If all AHU chilled water flow control valve are two way, provide a differential pressure control valve between supply and return to pass the minimum allowable flow when the set DP is reached.

You have to make sure you can provide enough gpm for future taps and also allow for the actual delta T across each AHU coil which may not match the chiller delta T. However the net mixed delta T of all should match the chiller delta T.

You can use 2 parallel branch but make sure you get the worst case by trial and error. Make sure you use the worst case branch to AHU pressure drop including coil, control valve, balance valve, isolation valves, strainer, fittings, pipe lengths.

Locate DP sensor to control speed of pump and determine set point.

 
Quote from Drazen: I don't think piping you sketched can function at all. There is no unique path to terminal units, so network can never be balanced.

That has nothing to do with compressed air network, which is not closed loop system.
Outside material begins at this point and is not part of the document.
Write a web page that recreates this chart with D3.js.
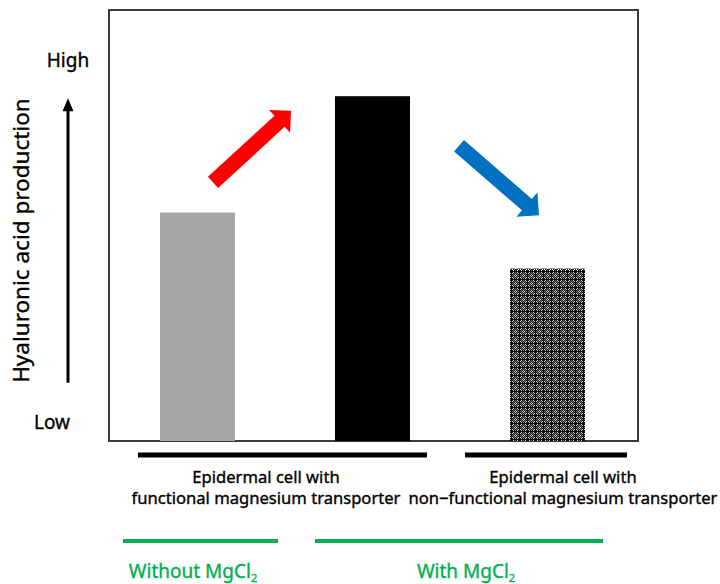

It turns out that it can be done. I never said it was easy though. It requires 69 non-linear equations, plus 26 linear equations for a total of 95 simultaneous equations. You would need a math program like TK Solver or MatLab to do it. Large municipal water and gas utilities do this regularly.

 
trashcan, both water and gas utilities are open-loop systems and they make flow probability assessments to get optimum pipe diameters, aver flow condition etc., not to balance system. open systems can self-equalize to some extent when supply is connected from two sides.

using that logic in close-loop system makes no sense at all. not only that it cannot be predicted which path flow will take in different terminal units opening scenarios, but even reverse flow cannot be predicted. that is mess which does not belong to engineering practice.
 
Go to a sprinkler dude who has the software to analyze this system.

It's not simple.
 
I like your mark-up and you're on the right track. If branch "one" of your supply/return has higher pressure loss, "make" it shorter and branch "two" longer until you get near equal, add reasonable safety factor and size the pump. Watch that one of the take-offs doesn't have a disproportionate length. If so, that will become your index run. I'm assuming you know the flow of each tap at peak building load. What is nice about a loop is when the peak shifts, the flow can be provided from the other side which reduces required pipe size. You can also isolate a small length without taking down the whole system. Have at it!